● TASK STATEMENT:
Nothing but the lines from the one containing "Write a Python" down to the one containing "plt.rcParams['font.family'] = ['DejaVu Sans']", both included, should be echoed, and each exactly as it stands.

● DATA TO USE:

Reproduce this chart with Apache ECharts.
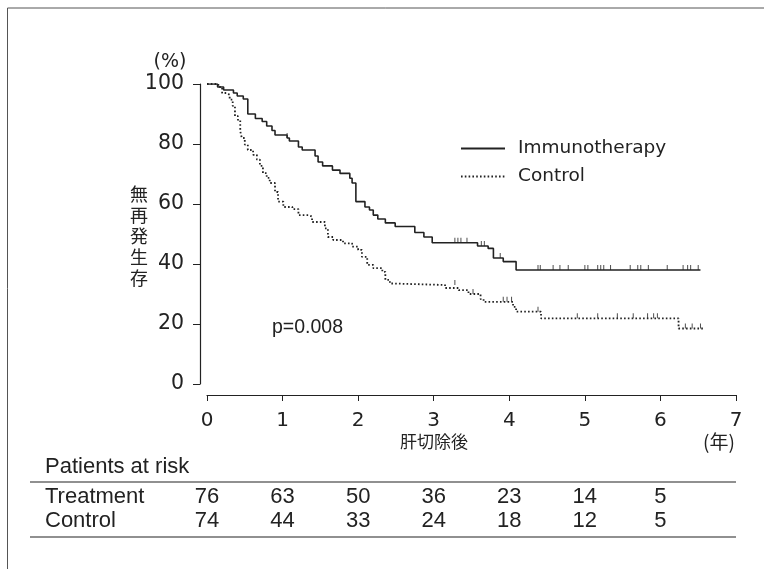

---

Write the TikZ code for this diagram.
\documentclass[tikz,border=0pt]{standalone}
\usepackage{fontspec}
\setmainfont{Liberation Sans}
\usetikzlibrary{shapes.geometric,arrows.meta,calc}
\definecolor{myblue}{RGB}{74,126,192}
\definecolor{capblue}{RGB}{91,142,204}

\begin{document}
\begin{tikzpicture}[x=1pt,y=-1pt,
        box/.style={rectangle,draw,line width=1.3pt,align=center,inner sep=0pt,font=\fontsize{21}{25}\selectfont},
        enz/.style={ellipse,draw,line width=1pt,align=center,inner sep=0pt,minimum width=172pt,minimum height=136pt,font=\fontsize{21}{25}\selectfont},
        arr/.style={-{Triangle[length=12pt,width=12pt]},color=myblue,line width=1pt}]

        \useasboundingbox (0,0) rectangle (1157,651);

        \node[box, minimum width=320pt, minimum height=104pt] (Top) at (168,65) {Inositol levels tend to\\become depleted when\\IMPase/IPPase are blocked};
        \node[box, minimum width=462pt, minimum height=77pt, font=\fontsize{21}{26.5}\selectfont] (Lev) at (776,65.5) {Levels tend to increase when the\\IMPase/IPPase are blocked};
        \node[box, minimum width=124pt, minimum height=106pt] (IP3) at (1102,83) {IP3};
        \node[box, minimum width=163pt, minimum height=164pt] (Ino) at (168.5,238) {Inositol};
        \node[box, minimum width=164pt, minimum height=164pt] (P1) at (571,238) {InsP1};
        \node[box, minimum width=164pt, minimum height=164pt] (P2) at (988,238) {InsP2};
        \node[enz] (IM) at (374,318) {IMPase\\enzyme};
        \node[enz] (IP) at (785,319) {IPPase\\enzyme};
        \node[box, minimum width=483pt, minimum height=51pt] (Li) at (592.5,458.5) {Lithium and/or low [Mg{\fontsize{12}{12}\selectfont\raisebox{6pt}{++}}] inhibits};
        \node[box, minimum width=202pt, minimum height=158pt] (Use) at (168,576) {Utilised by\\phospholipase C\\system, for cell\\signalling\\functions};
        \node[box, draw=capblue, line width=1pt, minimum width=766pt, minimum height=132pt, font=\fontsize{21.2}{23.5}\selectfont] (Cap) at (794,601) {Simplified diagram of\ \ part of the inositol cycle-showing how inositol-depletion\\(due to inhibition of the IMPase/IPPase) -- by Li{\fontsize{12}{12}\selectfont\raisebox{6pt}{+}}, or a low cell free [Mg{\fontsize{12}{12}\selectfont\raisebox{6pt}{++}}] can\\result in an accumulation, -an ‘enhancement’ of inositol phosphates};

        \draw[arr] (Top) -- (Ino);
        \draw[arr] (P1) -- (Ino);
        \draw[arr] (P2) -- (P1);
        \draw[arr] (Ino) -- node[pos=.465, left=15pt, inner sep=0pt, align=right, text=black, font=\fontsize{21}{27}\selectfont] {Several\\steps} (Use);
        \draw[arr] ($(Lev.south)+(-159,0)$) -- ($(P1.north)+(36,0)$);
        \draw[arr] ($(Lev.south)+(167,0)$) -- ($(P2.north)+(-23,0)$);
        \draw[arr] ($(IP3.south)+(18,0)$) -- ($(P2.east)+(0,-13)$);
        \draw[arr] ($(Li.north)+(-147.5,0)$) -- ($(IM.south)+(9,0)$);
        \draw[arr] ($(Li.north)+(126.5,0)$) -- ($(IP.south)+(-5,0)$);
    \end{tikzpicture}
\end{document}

---

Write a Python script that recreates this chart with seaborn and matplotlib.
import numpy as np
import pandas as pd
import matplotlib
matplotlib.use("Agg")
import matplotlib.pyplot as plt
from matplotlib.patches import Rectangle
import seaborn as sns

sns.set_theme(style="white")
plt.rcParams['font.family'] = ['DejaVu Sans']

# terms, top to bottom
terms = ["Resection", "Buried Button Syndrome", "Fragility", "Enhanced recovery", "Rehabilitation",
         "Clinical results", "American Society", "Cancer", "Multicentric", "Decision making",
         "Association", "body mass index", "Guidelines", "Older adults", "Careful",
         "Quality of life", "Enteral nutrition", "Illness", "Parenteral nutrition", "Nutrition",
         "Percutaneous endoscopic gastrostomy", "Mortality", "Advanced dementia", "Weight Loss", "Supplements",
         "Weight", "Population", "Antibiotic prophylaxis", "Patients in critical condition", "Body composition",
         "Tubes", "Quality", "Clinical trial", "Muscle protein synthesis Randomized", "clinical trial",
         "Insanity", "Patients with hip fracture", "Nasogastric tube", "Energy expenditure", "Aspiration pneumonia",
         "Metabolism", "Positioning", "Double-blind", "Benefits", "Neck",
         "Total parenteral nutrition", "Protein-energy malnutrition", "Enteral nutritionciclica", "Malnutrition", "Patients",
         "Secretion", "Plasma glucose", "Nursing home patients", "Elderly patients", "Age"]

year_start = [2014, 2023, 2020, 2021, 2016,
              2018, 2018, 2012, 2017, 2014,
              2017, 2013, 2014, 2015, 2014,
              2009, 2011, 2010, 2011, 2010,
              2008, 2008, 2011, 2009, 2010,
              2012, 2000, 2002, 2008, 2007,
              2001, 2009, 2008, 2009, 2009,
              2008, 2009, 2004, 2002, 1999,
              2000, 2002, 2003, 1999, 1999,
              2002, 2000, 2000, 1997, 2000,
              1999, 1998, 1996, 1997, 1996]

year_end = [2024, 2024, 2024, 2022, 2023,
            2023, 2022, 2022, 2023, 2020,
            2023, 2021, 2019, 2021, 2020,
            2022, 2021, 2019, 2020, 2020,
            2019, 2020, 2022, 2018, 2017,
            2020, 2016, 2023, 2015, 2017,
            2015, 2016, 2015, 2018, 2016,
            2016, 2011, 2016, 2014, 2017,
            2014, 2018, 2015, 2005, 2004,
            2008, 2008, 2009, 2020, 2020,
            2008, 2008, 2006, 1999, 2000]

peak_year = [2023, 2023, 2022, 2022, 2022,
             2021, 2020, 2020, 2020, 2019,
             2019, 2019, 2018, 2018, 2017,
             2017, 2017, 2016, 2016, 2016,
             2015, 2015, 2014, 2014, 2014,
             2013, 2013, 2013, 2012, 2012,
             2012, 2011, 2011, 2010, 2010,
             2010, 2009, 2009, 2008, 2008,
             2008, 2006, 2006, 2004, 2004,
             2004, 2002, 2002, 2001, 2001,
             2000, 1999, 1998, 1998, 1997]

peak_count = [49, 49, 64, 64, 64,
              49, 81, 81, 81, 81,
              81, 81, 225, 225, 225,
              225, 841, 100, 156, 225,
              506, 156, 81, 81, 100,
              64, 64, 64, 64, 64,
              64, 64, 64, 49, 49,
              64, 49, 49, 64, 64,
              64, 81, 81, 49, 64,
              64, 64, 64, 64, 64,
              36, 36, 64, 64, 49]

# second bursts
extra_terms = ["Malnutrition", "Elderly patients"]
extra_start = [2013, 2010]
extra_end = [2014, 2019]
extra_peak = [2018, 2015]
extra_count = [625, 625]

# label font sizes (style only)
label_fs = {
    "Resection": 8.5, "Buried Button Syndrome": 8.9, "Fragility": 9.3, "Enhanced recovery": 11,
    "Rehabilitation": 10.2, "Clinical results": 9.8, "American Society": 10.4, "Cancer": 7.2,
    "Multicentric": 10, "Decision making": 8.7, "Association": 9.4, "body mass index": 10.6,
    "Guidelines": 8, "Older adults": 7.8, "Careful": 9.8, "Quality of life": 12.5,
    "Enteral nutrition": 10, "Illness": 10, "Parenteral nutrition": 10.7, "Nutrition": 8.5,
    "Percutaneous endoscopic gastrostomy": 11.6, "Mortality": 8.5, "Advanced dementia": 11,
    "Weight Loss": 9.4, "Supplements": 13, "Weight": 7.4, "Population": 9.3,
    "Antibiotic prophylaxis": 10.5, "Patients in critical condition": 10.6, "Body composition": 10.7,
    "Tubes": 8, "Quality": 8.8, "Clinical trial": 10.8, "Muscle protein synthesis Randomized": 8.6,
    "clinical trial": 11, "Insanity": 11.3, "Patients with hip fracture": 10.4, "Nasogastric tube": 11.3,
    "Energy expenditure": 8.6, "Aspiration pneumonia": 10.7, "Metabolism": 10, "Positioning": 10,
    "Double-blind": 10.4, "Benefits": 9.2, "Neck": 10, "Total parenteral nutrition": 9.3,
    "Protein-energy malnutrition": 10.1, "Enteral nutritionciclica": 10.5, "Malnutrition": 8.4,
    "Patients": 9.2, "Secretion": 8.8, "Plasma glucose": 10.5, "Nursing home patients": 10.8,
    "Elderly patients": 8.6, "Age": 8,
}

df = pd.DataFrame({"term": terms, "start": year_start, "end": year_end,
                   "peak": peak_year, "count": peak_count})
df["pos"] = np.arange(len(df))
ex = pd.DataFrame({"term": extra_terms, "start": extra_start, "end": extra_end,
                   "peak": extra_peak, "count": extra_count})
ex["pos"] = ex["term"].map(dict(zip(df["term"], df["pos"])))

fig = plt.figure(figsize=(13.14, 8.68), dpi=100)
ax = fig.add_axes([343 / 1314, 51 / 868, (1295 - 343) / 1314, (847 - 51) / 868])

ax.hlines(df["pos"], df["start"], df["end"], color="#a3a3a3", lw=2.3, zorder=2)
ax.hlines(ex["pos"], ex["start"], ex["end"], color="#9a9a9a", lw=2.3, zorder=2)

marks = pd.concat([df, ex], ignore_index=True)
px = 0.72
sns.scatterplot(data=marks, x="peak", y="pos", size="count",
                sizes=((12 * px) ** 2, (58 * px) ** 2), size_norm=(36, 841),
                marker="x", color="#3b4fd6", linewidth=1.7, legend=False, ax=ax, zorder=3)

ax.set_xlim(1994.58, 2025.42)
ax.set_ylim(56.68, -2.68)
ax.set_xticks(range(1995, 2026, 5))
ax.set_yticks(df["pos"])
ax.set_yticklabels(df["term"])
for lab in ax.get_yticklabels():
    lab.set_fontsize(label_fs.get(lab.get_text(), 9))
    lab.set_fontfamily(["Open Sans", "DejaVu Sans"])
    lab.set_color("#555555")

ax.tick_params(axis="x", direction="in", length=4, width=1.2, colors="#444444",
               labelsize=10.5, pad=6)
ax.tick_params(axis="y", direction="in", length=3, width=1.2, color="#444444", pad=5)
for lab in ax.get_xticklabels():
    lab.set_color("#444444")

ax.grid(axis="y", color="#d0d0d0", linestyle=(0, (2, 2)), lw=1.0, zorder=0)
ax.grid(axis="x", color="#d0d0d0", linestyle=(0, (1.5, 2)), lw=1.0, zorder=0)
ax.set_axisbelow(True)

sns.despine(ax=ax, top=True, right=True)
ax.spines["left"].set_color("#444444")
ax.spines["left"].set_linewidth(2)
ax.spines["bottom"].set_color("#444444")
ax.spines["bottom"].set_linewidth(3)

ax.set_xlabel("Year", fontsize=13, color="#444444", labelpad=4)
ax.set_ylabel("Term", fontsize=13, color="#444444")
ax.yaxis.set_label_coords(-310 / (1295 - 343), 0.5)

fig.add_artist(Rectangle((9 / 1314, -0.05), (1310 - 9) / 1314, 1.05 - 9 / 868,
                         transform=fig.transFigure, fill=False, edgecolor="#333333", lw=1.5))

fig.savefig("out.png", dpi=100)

● COMPLETE RESPONSE:
Write a Python script that recreates this chart with seaborn and matplotlib.
import numpy as np
import pandas as pd
import matplotlib
matplotlib.use("Agg")
import matplotlib.pyplot as plt
from matplotlib.patches import Rectangle
import seaborn as sns

sns.set_theme(style="white")
plt.rcParams['font.family'] = ['DejaVu Sans']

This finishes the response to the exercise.